Despite the financial backing, SoFi’s experience in securizations and servicing strengths (90% of the loans in the pool are paid through automated clearing house accounts), S&P says it has limited its rating on the deal to AA because of the limited performance history of SoFi’s consumer-loan originations.

The Class B notes, rated A by the agencies, will only receive principal payments after the full balance of the Class A notes is paid off. The Class C notes are rated BBB by KBRA and DBRS; they are unrated by S&P.

SoFi has increased the subordination levels of the Class A notes to boost total initial hard credit enhancement to 32.9% from 29.3%. The starting overcollateralization level of 9.25% will grow to a target level of 12% over the deal’s life.

The pool characteristics include a weighted average FICO of 743 (the highest yet for a SoFi consumer-loan asset-backed transaction); an average income of $135,637 and free cash flow of $5,039 for the borrowers. The average loan size was $32,181.

Underwriters on the transaction are JPMorgan, Citigroup, Deutsche Bank and Goldman Sachs.

S&P has projected a 9.45% base-case default rate on the deal. KBRA expects losses in the range of 6.7%-8.7%, down from its estimate of 6.9%-8.9% for SoFi’s prior securitization. For DBRS, the projection is 7.45%.

Since beginning consumer-loan offerings in 2015, SoFi has lined up $2.29 billion in borrowing capacity from eight warehouse lenders to fund personal loans (it has separate warehouses totaling $2.42 billion for private-education loans and $725 million to fund mortgages).
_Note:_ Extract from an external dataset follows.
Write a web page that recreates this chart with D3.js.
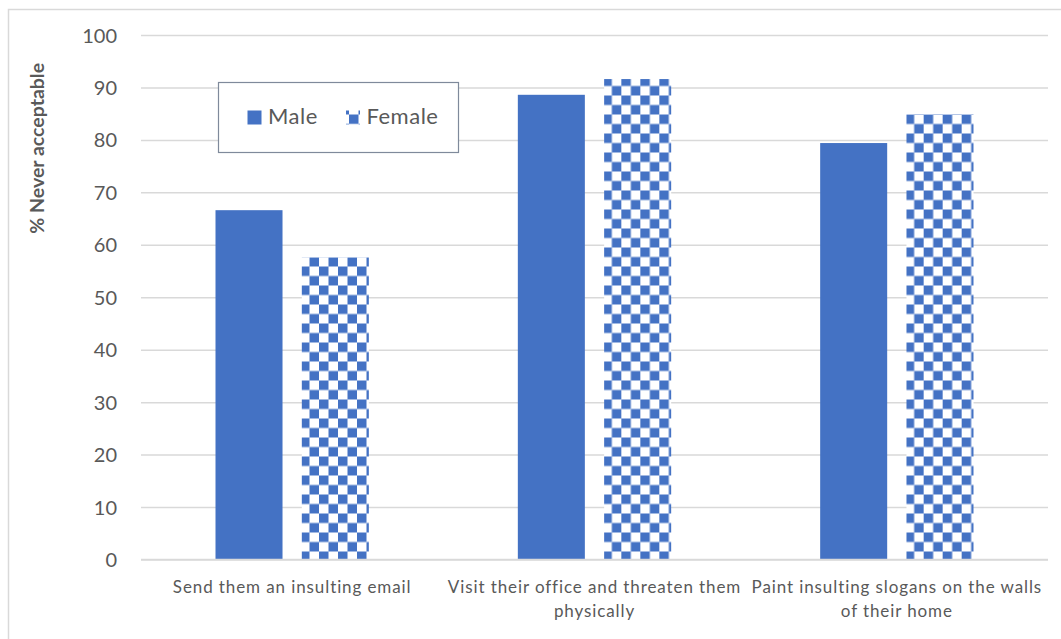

As of Jan. 31, 2018, SoFi had originated approximately $9.9 billion in personal loans to approximately 266,690 different borrowers, according to S&P.

Although the second consumer-loan securitization of the year for SoFi, the 2018-2 deal is the first since Anthony Noto joined the company as chief executive in February. Mike Cagney, SoFi’s co-founder and previous chairman and CEO, resigned in September 2017 under allegations of sexual misconduct.